Updated: Mar 2, 2020


Animator Malt Whisky with the first iteration of the character who was to become "Brian". Whisky concluded that Rattigan was not the catchiest name.

Such is the cultural ubiquity and general acceptance of the cartoon characters Brian and Shelley that it is hard for the younger generation to realise how near to failure the Dewlish Animation Studios came when, in 1957, they first tried to launch the characters into an unexpectant and uncomprehending world. The brainchild of chief animator Malt Whisky, the world's number one cat and mouse duo [the phrase "playing cat and mouse" derives from the series] were not well received at the pilot's try out [Compton Abbas Animation Festival 1957] and plans for an initial twelve episodes were put on hold pending a serious rethink.

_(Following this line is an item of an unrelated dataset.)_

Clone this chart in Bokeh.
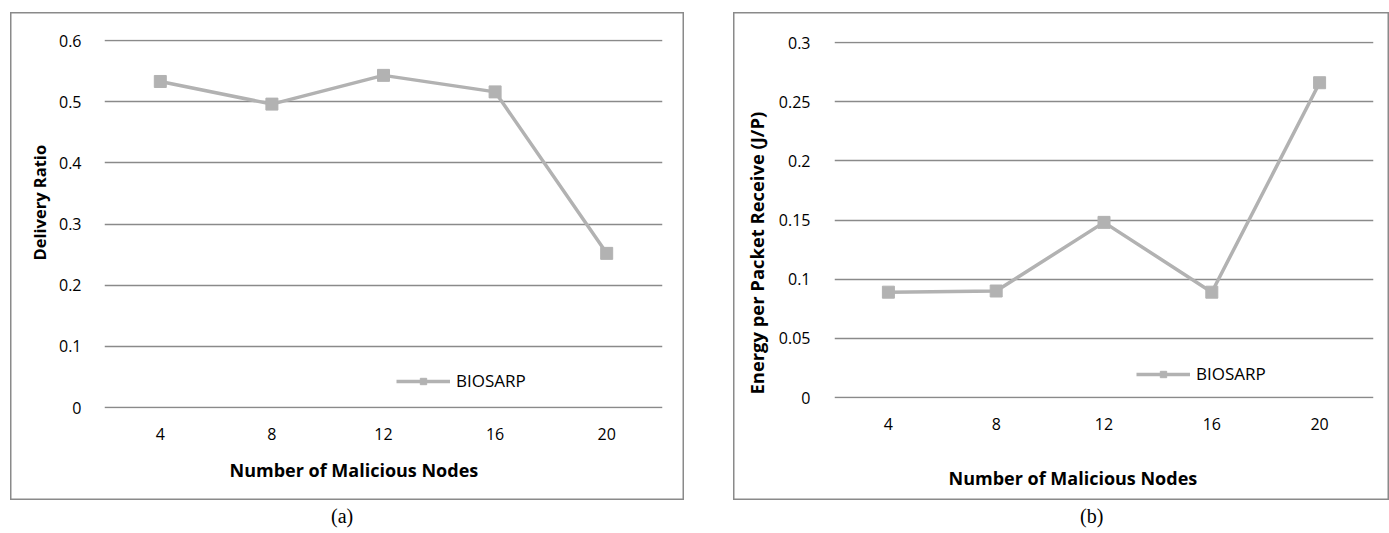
from bokeh.plotting import figure
from bokeh.models import (Range1d, FactorRange, FixedTicker, Legend, LegendItem,
                          Title, Div, Spacer, ColumnDataSource)
from bokeh.layouts import row, column
from bokeh.embed import file_html
from bokeh.resources import INLINE

# ---------------- data ----------------
nodes = ["4", "8", "12", "16", "20"]
delivery_ratio = [0.533, 0.496, 0.543, 0.516, 0.252]
energy_per_packet = [0.089, 0.090, 0.148, 0.089, 0.266]

yticks_a = [0, 0.1, 0.2, 0.3, 0.4, 0.5, 0.6]
ylabels_a = ["0", "0.1", "0.2", "0.3", "0.4", "0.5", "0.6"]
yticks_b = [0, 0.05, 0.1, 0.15, 0.2, 0.25, 0.3]
ylabels_b = ["0", "0.05", "0.1", "0.15", "0.2", "0.25", "0.3"]

series_name = "BIOSARP"
x_title = "Number of Malicious Nodes"
y_title_a = "Delivery Ratio"
y_title_b = "Energy per Packet Receive (J/P)"
captions = ["(a)", "(b)"]

# ---------------- styles ----------------
FONT = "Open Sans"
LINE_COLOR = "#b2b2b2"
GRID_COLOR = "#8a8a8a"
BOX_STYLE = {"background-color": "white",
             "box-shadow": "inset 0 0 0 1.5px #8a8a8a",
             "outline": "1.5px solid #8a8a8a", "outline-offset": "-1.5px"}


def make_panel(values, yticks, ylabels, ytitle, width, height, borders,
               legend_loc, ytitle_size, ytitle_offset, ytitle_push,
               xtitle_offset, xtitle_push, ylabel_standoff):
    left, right, top, bottom = borders
    # extend the range by one pixel on each side so the edge gridlines show
    frame_h = height - top - bottom
    unit = (yticks[-1] - yticks[0]) / (frame_h - 2)
    p = figure(width=width, height=height, output_backend="svg",
               toolbar_location=None,
               x_range=FactorRange(factors=nodes),
               y_range=Range1d(yticks[0] - unit, yticks[-1] + unit),
               min_border_left=left, min_border_right=right,
               min_border_top=top, min_border_bottom=bottom,
               background_fill_alpha=0, border_fill_alpha=0)
    p.styles = BOX_STYLE
    p.outline_line_color = None

    src = ColumnDataSource(dict(x=nodes, y=values))
    ln = p.line("x", "y", source=src, line_color=LINE_COLOR, line_width=3.5)
    sc = p.scatter("x", "y", source=src, marker="square", size=12,
                   fill_color=LINE_COLOR, line_color=LINE_COLOR)

    # axes
    for ax in (p.xaxis, p.yaxis):
        ax.axis_line_color = None
        ax.major_tick_line_color = None
        ax.minor_tick_line_color = None
        ax.major_label_text_font = FONT
        ax.major_label_text_font_size = "16px"
        ax.major_label_text_color = "#000000"
    p.xaxis.major_label_standoff = 13
    p.yaxis.major_label_standoff = ylabel_standoff
    p.yaxis.ticker = FixedTicker(ticks=yticks)
    p.yaxis.major_label_overrides = {t: l for t, l in zip(yticks, ylabels)}

    # blank axis labels used only as spacing between tick labels and titles
    if xtitle_push:
        p.xaxis.axis_label = " "
        p.xaxis.axis_label_standoff = xtitle_push
        p.xaxis.axis_label_text_font_size = "1px"
    if ytitle_push:
        p.yaxis.axis_label = " "
        p.yaxis.axis_label_standoff = ytitle_push
        p.yaxis.axis_label_text_font_size = "1px"

    p.xgrid.grid_line_color = None
    p.ygrid.ticker = FixedTicker(ticks=yticks)
    p.ygrid.grid_line_color = GRID_COLOR
    p.ygrid.grid_line_width = 1.4

    # axis titles
    p.add_layout(Title(text=x_title, align="left", offset=xtitle_offset,
                       standoff=4, text_font=FONT,
                       text_font_size="18px", text_font_style="bold",
                       text_color="#000000"), "below")
    p.add_layout(Title(text=ytitle, align="left", offset=ytitle_offset,
                       standoff=0, text_font=FONT,
                       text_font_size=ytitle_size, text_font_style="bold",
                       text_color="#000000"), "left")

    # legend
    legend = Legend(items=[LegendItem(label=series_name, renderers=[ln, sc])],
                    location=legend_loc, orientation="horizontal",
                    border_line_color=None, background_fill_alpha=0,
                    padding=0, margin=0, spacing=0,
                    glyph_width=54, glyph_height=16, label_standoff=6,
                    label_text_font=FONT, label_text_font_size="17px",
                    label_text_color="#000000")
    p.add_layout(legend)
    return p


fig_a = make_panel(delivery_ratio, yticks_a, ylabels_a, y_title_a,
                   width=674, height=488, borders=(94, 22, 27, 92),
                   legend_loc=(292, 16), ytitle_size="16.5px",
                   ytitle_offset=148, ytitle_push=1,
                   xtitle_offset=125, xtitle_push=7,
                   ylabel_standoff=17)

fig_b = make_panel(energy_per_packet, yticks_b, ylabels_b, y_title_b,
                   width=656, height=488, borders=(101, 16, 29, 102),
                   legend_loc=(302, 13), ytitle_size="18.4px",
                   ytitle_offset=4, ytitle_push=3,
                   xtitle_offset=114, xtitle_push=25,
                   ylabel_standoff=18)


def caption(text, pad_left, width):
    html = ('<div style="padding-top:6px;padding-left:%dpx;'
            'font-family:\'Liberation Serif\',serif;font-size:20px;'
            'line-height:20px;color:#000;white-space:nowrap">%s</div>'
            % (pad_left, text))
    return Div(text=html, width=width, height=25, margin=0)


col_a = column(fig_a, caption(captions[0], 321, 674), spacing=0)
col_b = column(fig_b, caption(captions[1], 347, 656), spacing=0)

layout = column(Spacer(height=12),
                row(Spacer(width=10), col_a, Spacer(width=49), col_b, spacing=0),
                spacing=0)

open("out.html", "w").write(file_html(layout, INLINE))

Whisky who was to go on to make many of the worlds most loved short and feature-length cartoons first considered the idea of a cartoon featuring sparring animals in 1955, shortly after witnessing fights between territorial rodents in the family's ramshackle home in Shitterton. The Whiskys - the black sheep of the Whisky-McNightly family who had been disowned two generations previously after falsely claiming to be practising 24th Day Advent-Calendarists - lived in straightened circumstances, 30-year-old Malt Senior having suffered badly from the after-effects of the Second World War during which he had seen action in the Marnhull Public Transport Division. 5-year-old Malt Junior witnessed the effects of family estrangement, marital strife and rodent infestation on a daily basis and this, together with an over-active imagination [inherited from his mother], led him to exorcise his anxieties in cartoon-based activity.


His first attempt at a feline character resulted in Rattigan, by most people's reckoning a strange name for a cat. After giving him a mouse with which to spar, Rattigan and Terence arrived on the scene and the idea was taken up with modest enthusiasm by the fledgeling Dewlish Animation Studios then looking for a vehicle through which it could break into the newly lucrative children's' TV market. Following the disappointing Compton Abbas outing, DAR asked Whisky to - literally - go back to the drawing board and, after adding glasses and a moustache to Rattigan and transforming Terence into Shelley, a female mouse, the series we now know and love as Brian and Shelley was born. Sponsorship from Threadbone Heavy Chemicals via its Golden Brian's advertising campaign followed in 1960 and, more than 600 episodes and a million laughs later, it is still delighting audiences everywhere. With a retrospective planned at this year's Threadbone Primavera Festival, institutional recognition is also within reach - some achievement for two unlikely heroes and their misfit creator. So it's a Happy 60th Birthday to Brian and Shelley and a "thanks a million" to Malt.


Brian and Shelley - the duelling duo known to and loved by children and adults everywhere.